I compiled a lengthier list of Jeollanam-do festivals earlier, though after this weekend a lot of the main ones will have wrapped up. I'm pretty pissed that my write-ups on local stuff aren't turning up at the top of Google anymore, so please excuse any gratuitous internal links you find. Goofy Youtube videos, half-assed research, ordinary travelogues, and information lifted from my page without attribution don't cut it anymore around here. Anyway, sort of on-topic is an article from the Hankyoreh today about all the festivals that are going on and that overlap both dates and themes. Of regional interest:
One example is the Simcheong Festival, held yesterday afternoon in Gokseong County, South Jeolla Province. The festival was overwhelmed with crowds and enough cars to fill a parking garage able to accommodate 2,000 vehicles; entry from the entrance one kilometer ahead was difficult. Gokseong spent 400 million won to prepare the festival, but its distinctive character was lacking in comparison with its size. Tourist Kim Ho-geom, 35, who is from Dongnim-dong, Buk-gu, Gwangju, said that the landscape of the festival’s location, the banks of the Seomjin River, was beautiful, but that the festival’s content -- including fireworks, performances by popular singers, pumba performances (performances by village buskers) and a 100-song challenge -- was monotonous.
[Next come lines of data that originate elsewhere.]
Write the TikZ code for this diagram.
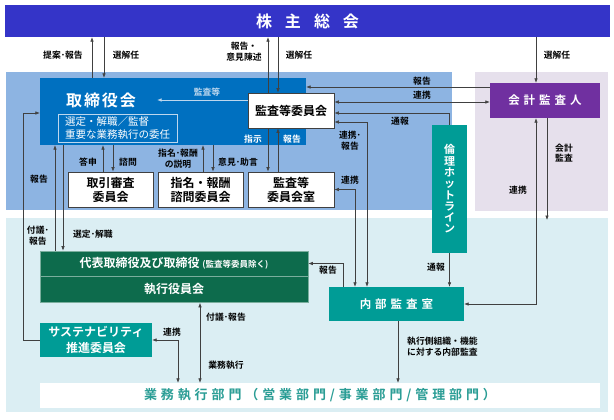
\documentclass[tikz,border=0pt]{standalone}
\usepackage{fontspec}
\setmainfont{Noto Sans CJK JP}[BoldFont={* Bold}]
\usetikzlibrary{arrows.meta}
\definecolor{shc}{HTML}{3434C8}
\definecolor{bluebg}{HTML}{8DB4E2}
\definecolor{boardc}{HTML}{0070C0}
\definecolor{lavc}{HTML}{E6E0EC}
\definecolor{cyanbg}{HTML}{DBEEF3}
\definecolor{purp}{HTML}{7030A0}
\definecolor{tealc}{HTML}{009C96}
\definecolor{greenc}{HTML}{0D6B4C}
\definecolor{linec}{HTML}{404040}
\definecolor{bizt}{HTML}{2A9D95}
\definecolor{palec}{HTML}{BDD7EE}
\begin{document}
\begin{tikzpicture}[x=1pt,y=-1pt,
  lbl/.style={font=\bfseries\fontsize{8.8}{10.8}\selectfont, align=center, inner sep=0pt, text=black},
  wbox/.style={draw=linec, line width=0.7pt, fill=white, inner sep=0pt, align=center, font=\bfseries\fontsize{12}{14}\selectfont},
  cbox/.style={fill=#1, inner sep=0pt, align=center, text=white, font=\bfseries\fontsize{12}{16}\selectfont},
  conn/.style={draw=linec, line width=0.6pt},
  arr/.style={conn, -{Latex[length=4.5pt,width=3.5pt]}},
  darr/.style={conn, {Latex[length=4.5pt,width=3.5pt]}-{Latex[length=4.5pt,width=3.5pt]}},
]
\useasboundingbox (0,0) rectangle (614,420);
\fill[white] (0,0) rectangle (614,420);
\fill[bluebg] (6,72) rectangle (452,210);
\fill[lavc] (475,72) rectangle (608,211);
\fill[cyanbg] (6,218) rectangle (608,412);

% column / row helper coordinates
\foreach \x in {23,55,63,92,103,104,113,178,200,203,213,268,278,343,355,367,398,536,547}
  \coordinate (c\x) at (\x,0);
\foreach \y in {87,100,102,113,122}
  \coordinate (r\y) at (0,\y);
\coordinate (e157) at (157,100);
\coordinate (e220) at (547,220);

% main nodes
\node[cbox=shc, minimum width=605pt, minimum height=32pt, font=\bfseries\fontsize{16}{16}\selectfont] (sh) at (307.5,21) {株\hspace{13pt}主\hspace{13pt}総\hspace{13pt}会};
\node[fill=boardc, minimum width=266pt, minimum height=67pt, inner sep=0pt] (board) at (173,111.5) {};
\node[text=white, inner sep=0pt, font=\bfseries\fontsize{16}{16}\selectfont] (boardt) at (101,100) {取\hspace{2pt}締\hspace{2pt}役\hspace{2pt}会};
\node[draw=palec, line width=0.6pt, minimum width=119pt, minimum height=28pt, inner sep=0pt, text=white, align=left, font=\fontsize{10.5}{12.5}\selectfont] (boardi) at (117.5,128) {選定・解職／監督\\重要な業務執行の委任};
\node[wbox, minimum width=86pt, minimum height=35pt] (ac) at (291,110.5) {監査等委員会};
\node[cbox=purp, minimum width=110pt, minimum height=35pt, font=\bfseries\fontsize{11.5}{12}\selectfont] (ca) at (545,100.5) {会\hspace{4pt}計\hspace{4pt}監\hspace{4pt}査\hspace{4pt}人};
\node[wbox, minimum width=85pt, minimum height=35pt] (trc) at (110.5,189.5) {取引審査\\委員会};
\node[wbox, minimum width=85pt, minimum height=35pt] (nrc) at (200.5,189.5) {指名・報酬\\諮問委員会};
\node[wbox, minimum width=86pt, minimum height=35pt] (aco) at (291,189.5) {監査等\\委員会室};
\node[cbox=tealc, minimum width=35pt, minimum height=128pt, font=\bfseries\fontsize{11}{11.3}\selectfont] (eth) at (449.5,189) {倫\\理\\ホ\\ッ\\ト\\ラ\\イ\\ン};
\node[cbox=greenc, draw=greenc!55!white, line width=0.6pt, minimum width=268pt, minimum height=25pt] (rep) at (174,263.5) {代表取締役及び取締役 {\fontsize{8.5}{9}\selectfont (監査等委員除く)}};
\node[cbox=greenc, draw=greenc!55!white, line width=0.6pt, minimum width=268pt, minimum height=26pt] (exe) at (174,289.5) {執行役員会};
\node[cbox=tealc, minimum width=135pt, minimum height=34pt, font=\bfseries\fontsize{11.5}{12}\selectfont] (ia) at (396.5,304) {内\hspace{4pt}部\hspace{4pt}監\hspace{4pt}査\hspace{4pt}室};
\node[cbox=tealc, minimum width=112pt, minimum height=34pt] (sus) at (96,340) {サステナビリティ\\推進委員会};
\node[fill=white, minimum width=560pt, minimum height=25pt, inner sep=0pt, text=bizt, font=\bfseries\fontsize{13}{13}\selectfont] (biz) at (320,395.5) {\addfontfeature{LetterSpace=30}業務執行部門（営業部門/事業部門/管理部門）};

% connectors
\draw[arr] (board.north -| c92) -- (sh.south -| c92);
\draw[arr] (sh.south -| c104) -- (board.north -| c104);
\draw[arr] (ac.north -| c268) -- (sh.south -| c268);
\draw[arr] (sh.south -| c278) -- (ac.north -| c278);
\draw[arr] (sh.south -| c536) -- (ca.north -| c536);
\draw[arr] (ca.west |- r87) -- (board.east |- r87);
\draw[darr] (ac.east |- r102) -- (ca.west |- r102);
\draw[draw=palec, line width=0.8pt, -{Latex[length=4.5pt,width=3.5pt]}] (ac.west |- r100) -- (e157);
\draw[arr] (ac.south -| c268) -- (aco.north -| c268);
\draw[arr] (aco.north -| c278) -- (ac.south -| c278);
\draw[arr] (eth.north) |- (ac.east |- r113);
\draw[darr] (ac.east |- r122) -| (ia.north -| c367);
\draw[darr] (aco.east) -| (ia.north -| c355);
\draw[arr] (trc.north -| c103) -- (board.south -| c103);
\draw[arr] (board.south -| c113) -- (trc.north -| c113);
\draw[arr] (nrc.north -| c203) -- (board.south -| c203);
\draw[arr] (board.south -| c213) -- (nrc.north -| c213);
\draw[arr] (sus.west) -| (c23 |- r113) -- (board.west |- r113);
\draw[arr] (rep.north -| c55) -- (board.south -| c55);
\draw[arr] (board.south -| c63) -- (rep.north -| c63);
\draw[arr] (ia.north -| c343) |- (rep.east);
\draw[arr] (eth.south) -- (ia.north -| eth.south);
\draw[darr] (ia.east) -| (ca.south -| c536);
\draw[arr] (ca.south -| c547) -- (e220);
\draw[darr] (sus.east) -| (biz.north -| c178);
\draw[darr] (exe.south -| c200) -- (biz.north -| c200);
\draw[arr] (ia.south -| c398) -- (biz.north -| c398);

% labels
\node[lbl] (l1) at (63,55) {提案･報告};
\node[lbl] (l2) at (126,55) {選解任};
\node[lbl] (l3) at (244,52) {報告・\\意見陳述};
\node[lbl] (l4) at (299,55) {選解任};
\node[lbl] (l5) at (557,55) {選解任};
\node[lbl] (l6) at (422,81) {報告};
\node[lbl] (l7) at (422,95) {連携};
\node[lbl, text=palec] (l8) at (207,92) {監査等};
\node[lbl] (l9) at (400,121) {通報};
\node[lbl] (l10) at (350,141) {連携･\\報告};
\node[lbl] (l11) at (350,180) {連携};
\node[lbl, text=white] (l12) at (253,139) {指示};
\node[lbl, text=white] (l13) at (292,139) {報告};
\node[lbl] (l14) at (88,162) {答申};
\node[lbl] (l15) at (128,162) {諮問};
\node[lbl] (l16) at (178,159) {指名･報酬\\の説明};
\node[lbl] (l17) at (238,162) {意見･助言};
\node[lbl] (l18) at (39,179) {報告};
\node[lbl] (l19) at (38,236) {付議･\\報告};
\node[lbl] (l20) at (93,234) {選定･解職};
\node[lbl] (l21) at (328,270) {報告};
\node[lbl] (l22) at (436,267) {通報};
\node[lbl] (l23) at (518,190) {連携};
\node[lbl] (l24) at (564,153) {会計\\監査};
\node[lbl] (l25) at (172,332) {連携};
\node[lbl] (l26) at (226,317) {付議･報告};
\node[lbl] (l27) at (226,365) {業務執行};
\node[lbl, align=left, anchor=west] (l28) at (407,347) {執行側組織・機能\\に対する内部監査};
\end{tikzpicture}
\end{document}
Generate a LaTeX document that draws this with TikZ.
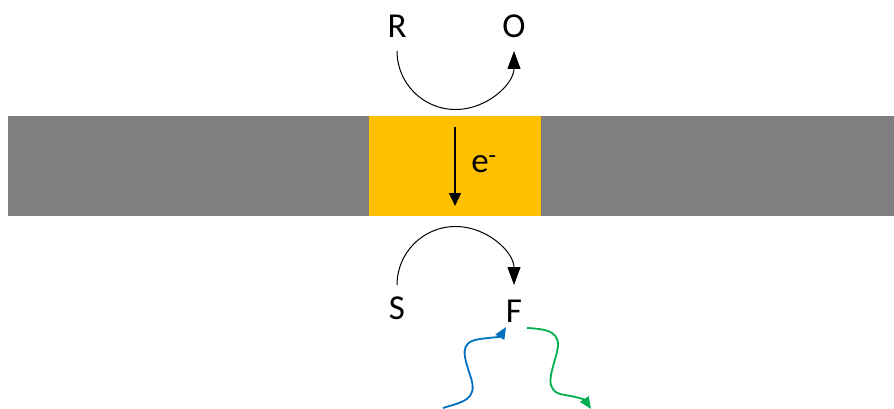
\documentclass[tikz,border=0pt]{standalone}
\usepackage{fontspec}
\setmainfont{Carlito}
\usetikzlibrary{arrows.meta}
\definecolor{bargray}{HTML}{7F7F7F}
\definecolor{gold}{HTML}{FFC000}
\definecolor{photonblue}{HTML}{0070C0}
\definecolor{photongreen}{HTML}{00B050}
\tikzset{
  lbl/.style={inner sep=0pt, font=\fontsize{35}{42}\selectfont},
  flow/.style={line width=1pt, -{Triangle[length=18pt,width=13pt]}},
  etransfer/.style={line width=1.2pt, -{Triangle[length=13pt,width=12pt]}},
  photon/.style={line width=1.8pt, -{Triangle[length=12pt,width=10pt]}},
}
\begin{document}
\begin{tikzpicture}[x=1pt,y=-1pt]
\useasboundingbox (0,0) rectangle (894,409);
% electrode bar with the active region
\fill[bargray] (8,116) rectangle (894,216);
\fill[gold] (369,116) rectangle (541,216);
% species
\node[lbl] (R) at (397,26) {R};
\node[lbl] (O) at (514,26) {O};
\node[lbl] (S) at (397,308) {S};
\node[lbl] (F) at (514,311) {F};
% oxidation above the bar (y axis points down, so 90 degrees is downwards)
\coordinate (r0) at (397,51);
\draw[flow] (r0) arc[start angle=180, end angle=0, radius=58.5];
% reaction below the bar
\coordinate (s0) at (397,285);
\draw[flow] (s0) arc[start angle=180, end angle=360, radius=58.5];
% electron transfer
\coordinate (e0) at (455,127);
\coordinate (e1) at (455,206);
\draw[etransfer] (e0) -- (e1);
\node[lbl] (e) at (484,164) {e\textsuperscript{-}};
% incoming and emitted light
\coordinate (b0) at (443,408);
\coordinate (b1) at (506,327);
\coordinate (g0) at (527,328);
\coordinate (g1) at (591,409);
\draw[photon, photonblue] (b0)
  .. controls (462,402) and (478,400) .. (471,378)
  .. controls (464,356) and (458,342) .. (480,339)
  .. controls (495,337) and (500,337) .. (b1);
\draw[photon, photongreen] (g0)
  .. controls (548,329) and (562,332) .. (557,352)
  .. controls (552,372) and (542,392) .. (565,395)
  .. controls (578,397) and (585,400) .. (g1);
\end{tikzpicture}
\end{document}
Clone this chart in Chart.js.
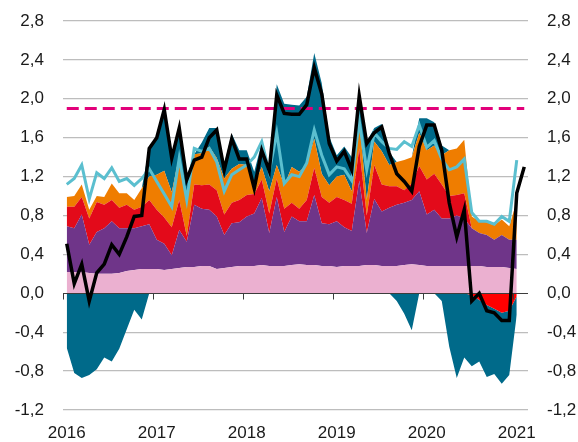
<!DOCTYPE html>
<html>
<head>
<meta charset="utf-8">
<script src="https://cdn.jsdelivr.net/npm/chart.js@4.4.1/dist/chart.umd.min.js"></script>
<style>
  html, body { margin: 0; padding: 0; background: #fff; }
  canvas { display: block; }
</style>
</head>
<body>
<canvas id="chart" width="578" height="442"></canvas>
<script>
// monthly data, Jan 2016 .. Feb 2021
const years = [2016, 2017, 2018, 2019, 2020, 2021];
const months = [];
years.forEach(y => { for (let m = 1; m <= 12; m++) months.push(y + '-' + String(m).padStart(2, '0')); });
months.length = 62;

const yTicks = [-1.2, -0.8, -0.4, 0, 0.4, 0.8, 1.2, 1.6, 2.0, 2.4, 2.8];
const targetLevel = 1.9;

// stacked contributions (Jan 2016 .. Jan 2021)
const pink = [0.22,0.22,0.22,0.21,0.20,0.20,0.20,0.21,0.23,0.24,
  0.25,0.25,0.25,0.24,0.25,0.26,0.27,0.27,0.28,0.28,
  0.25,0.26,0.27,0.28,0.28,0.28,0.29,0.28,0.28,0.28,
  0.29,0.30,0.29,0.29,0.28,0.28,0.27,0.28,0.28,0.28,
  0.29,0.29,0.28,0.28,0.28,0.29,0.30,0.29,0.28,0.28,
  0.28,0.28,0.28,0.28,0.28,0.28,0.27,0.27,0.27,0.26,
  0.25];
const purple = [0.47,0.45,0.59,0.29,0.43,0.47,0.54,0.46,0.44,0.43,
  0.44,0.46,0.30,0.27,0.14,0.39,0.26,0.64,0.59,0.58,
  0.54,0.34,0.45,0.45,0.51,0.54,0.69,0.34,0.71,0.35,
  0.50,0.44,0.45,0.72,0.44,0.43,0.47,0.40,0.36,0.88,
  0.33,0.68,0.56,0.60,0.63,0.64,0.66,0.76,0.53,0.58,
  0.49,0.49,0.52,0.49,0.39,0.34,0.33,0.28,0.33,0.29,
  0.30];
const redPos = [0.20,0.22,0.18,0.27,0.31,0.24,0.22,0.21,0.24,0.19,
  0.20,0.25,0.31,0.27,0.29,0.31,0.06,0.21,0.24,0.26,
  0.27,0.21,0.21,0.23,0.22,0.20,0.19,0.20,0.19,0.24,
  0.14,0.13,0.22,0.28,0.27,0.22,0.25,0.28,0.28,0.33,
  0.18,0.35,0.28,0.22,0.19,0.13,0.17,0.26,0.36,0.37,
  0.35,0.23,0.21,0.26,0,0,0,0,0,0,
  0];
const orange = [0.10,0.11,0.13,0.09,0.06,0.08,0.17,0.15,0.12,0.10,
  0.19,0.24,0.36,0.48,0.36,0.46,0.43,0.31,0.33,0.39,
  0.33,0.37,0.35,0.37,0.31,0.10,0.13,0.23,0.14,0.24,
  0.37,0.38,0.36,0.30,0.24,0.18,0.21,0.26,0.13,0.28,
  0.16,0.24,0.34,0.22,0.25,0.31,0.27,0.34,0.30,0.29,
  0.30,0.47,0.48,0.55,0.12,0.12,0.13,0.15,0.16,0.14,
  0.40];
const tealPos = [0,0,0,0,0,0,0,0,0,0,
  0,0.30,0.40,0.67,0.38,0.31,0.18,0,0.11,0.19,
  0.31,0.15,0.36,0.14,0.15,0.13,0.25,0.25,0.83,0.84,
  0.64,0.68,0.70,0.88,0.93,0.50,0.22,0.29,0.35,0.28,
  0.60,0.14,0.28,0.13,0,0,0,0.15,0.33,0.24,
  0.10,0,0,0,0,0,0,0,0,0,
  0];
const redNeg = [0,0,0,0,0,0,0,0,0,0,
  0,0,0,0,0,0,0,0,0,0,
  0,0,0,0,0,0,0,0,0,0,
  0,0,0,0,0,0,0,0,0,0,
  0,0,0,0,0,0,0,0,0,0,
  0,0,0,0,-0.02,-0.07,-0.12,-0.16,-0.20,-0.18,
  -0.03];
const tealNeg = [-0.56,-0.82,-0.87,-0.84,-0.78,-0.66,-0.70,-0.57,-0.37,-0.17,
  -0.27,0,0,0,0,0,0,0,0,0,
  0,0,0,0,0,0,0,0,0,0,
  0,0,0,0,0,0,0,0,0,0,
  0,0,0,0,-0.08,-0.21,-0.38,0,0,0,
  -0.08,-0.55,-0.87,-0.66,-0.73,-0.63,-0.74,-0.67,-0.73,-0.66,
  -0.19];

// headline (black) and core (light blue)
const headline = [0.51,0.10,0.30,-0.08,0.21,0.30,0.50,0.40,0.58,0.79,
  0.80,1.49,1.60,1.89,1.39,1.70,1.17,1.37,1.40,1.60,
  1.68,1.27,1.59,1.38,1.38,1.08,1.47,1.26,2.04,1.85,
  1.84,1.84,1.94,2.32,2.05,1.54,1.36,1.46,1.27,2.03,
  1.54,1.65,1.71,1.44,1.23,1.15,1.05,1.51,1.73,1.73,
  1.47,0.93,0.58,0.86,-0.08,0.00,-0.18,-0.20,-0.28,-0.28,
  1.03,1.30];
const core = [1.12,1.18,1.32,0.97,1.24,1.18,1.29,1.15,1.18,1.11,
  1.18,1.28,1.15,1.02,0.89,1.39,0.96,1.49,1.46,1.49,
  1.35,1.05,1.22,1.27,1.32,1.40,1.56,1.25,1.65,1.13,
  1.22,1.20,1.34,1.68,1.42,1.22,1.30,1.28,1.16,1.77,
  1.27,1.65,1.56,1.49,1.48,1.56,1.51,1.73,1.50,1.57,
  1.38,1.27,1.30,1.38,0.83,0.74,0.74,0.71,0.79,0.74,
  1.37];

Chart.defaults.font.family = '"Liberation Sans", Arial, sans-serif';
Chart.defaults.color = '#1a1a1a';

function area(data, color, fill, stack) {
  return {
    data: data, backgroundColor: color, borderColor: 'rgba(0,0,0,0)', borderWidth: 1,
    fill: fill, stack: stack, order: 3, pointRadius: 0, tension: 0
  };
}

// zero line with year tick marks, drawn over the areas but under the lines
const zeroAxis = {
  id: 'zeroAxis',
  beforeDatasetDraw(chart, args) {
    if (args.index !== 2) return;
    const { ctx, chartArea, scales } = chart;
    const y0 = Math.round(scales.y.getPixelForValue(0)) + 0.5;
    const step = scales.x.getPixelForValue(1) - scales.x.getPixelForValue(0);
    ctx.save();
    ctx.strokeStyle = '#3c3c3c';
    ctx.lineWidth = 1;
    ctx.beginPath();
    ctx.moveTo(chartArea.left, y0);
    ctx.lineTo(chartArea.right, y0);
    months.forEach((m, i) => {
      if (m.endsWith('-01')) {
        const x = Math.round(scales.x.getPixelForValue(i) - step / 2) + 0.5;
        ctx.moveTo(x, y0);
        ctx.lineTo(x, y0 + 6);
      }
    });
    ctx.stroke();
    ctx.restore();
  }
};

const fmt = v => Number(v).toFixed(1).replace('.', ',');
const setTicks = scale => { scale.ticks = yTicks.map(v => ({ value: v })); };
// fixed axis widths; the tick padding must not push the plot down
const fitY = w => s => { s.width = w; s.paddingTop = 0; s.paddingBottom = 0; };

new Chart(document.getElementById('chart'), {
  type: 'line',
  data: {
    labels: months,
    datasets: [
      { data: headline, borderColor: '#000000', borderWidth: 3.5, fill: false, stack: 'headline', order: 0, pointRadius: 0 },
      { data: months.map(() => targetLevel), borderColor: '#e2007a', borderWidth: 3, borderDash: [12, 6], fill: false, stack: 'target', order: 1, pointRadius: 0 },
      { data: core, borderColor: '#5bbfcf', borderWidth: 3, fill: false, stack: 'core', order: 2, pointRadius: 0 },
      area(pink, '#ebb0d0', 'origin', 'pos'),
      area(purple, '#6f3589', '-1', 'pos'),
      area(redPos, '#e30a1a', '-1', 'pos'),
      area(orange, '#ef7d00', '-1', 'pos'),
      area(tealPos, '#006a8a', '-1', 'pos'),
      area(redNeg, '#ff0000', 'origin', 'neg'),
      area(tealNeg, '#006a8a', '-1', 'neg')
    ]
  },
  options: {
    responsive: false,
    animation: false,
    layout: { padding: { top: 21, right: 0, bottom: 0, left: 0 } },
    elements: { line: { tension: 0 }, point: { radius: 0 } },
    plugins: { legend: { display: false }, tooltip: { enabled: false } },
    scales: {
      x: {
        offset: true,
        grid: { display: false, drawTicks: false },
        border: { display: false },
        ticks: {
          autoSkip: false, maxRotation: 0, minRotation: 0, padding: 13,
          font: { size: 17 },
          callback: (v, i) => months[i].endsWith('-01') ? months[i].slice(0, 4) : ''
        },
        afterFit: s => { s.height = 32; }
      },
      y: {
        stacked: true,
        min: -1.2, max: 2.8,
        afterBuildTicks: setTicks,
        grid: {
          drawTicks: false, lineWidth: 1.3,
          color: c => c.tick && c.tick.value === 0 ? 'rgba(0,0,0,0)' : '#bdbdbd'
        },
        border: { display: false },
        ticks: { padding: 19, font: { size: 17 }, callback: fmt },
        afterFit: fitY(63)
      },
      y2: {
        position: 'right',
        min: -1.2, max: 2.8,
        afterBuildTicks: setTicks,
        grid: { display: false, drawTicks: false },
        border: { display: false },
        ticks: { padding: 19, font: { size: 17 }, callback: fmt },
        afterFit: fitY(50)
      }
    }
  },
  plugins: [zeroAxis]
});
</script>
</body>
</html>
Kim also said that he wished there were more memorable activities or sights, even if it meant the festival was smaller in size.
I really wanted to go to that one in Gokseong, although not after reading that review, but was at the Lantern Festival instead. The overlap really sucks, and to be honest for some of these smaller festivals like the ones in Gokseong, Gwangyang, and wherever else, you're pretty much not going to get anyone except immediate locals if you schedule it during the same week as some of the country's biggest. Then again I'd hate to see festivals eliminated, as the Hankyoreh article suggests, just for the sake of convenience. Life is about making tough choices, and there are few tougher than deciding whether to attend the festival about meat or the one about murdering Japanese people.
3 comments:
hey brian...this is carlos. just wanted to give u a heads up that i got my apartment broken into yesterday while at work. they only took a box of clothes, shoes, rice cooker, voltage convertor and loose change. but all that stuff was in the smallroom, so i figure it was a quickie job.
keep an eye on ur place and ur stuff, bro!
Thanks for the heads up, and sorry to hear about that.
Was your door locked? How about that little window?
"Hey Ho-Seop! Your article isn't long enough to fill the allotted space."
"Can't you just play around with the font size and spacing, Jang-Gyu?"
"I already did. I need about two lines of extra text."
"I already wrote the article."
"Just put in some bullshit. Expand a phrase or something."
"Ok ok ok ok. Here. Take this line: 'the festival was overwhelmed with crowds and over 2000 cars,' and, uh, make it, uh...
'The festival was overwhelmed with crowds and enough cars to fill a parking garage able to accommodate 2,000 vehicles'!"
"Sweet! That's exactly what I need, Ho-Seop. Let me buy you a drink later. You always come through for me.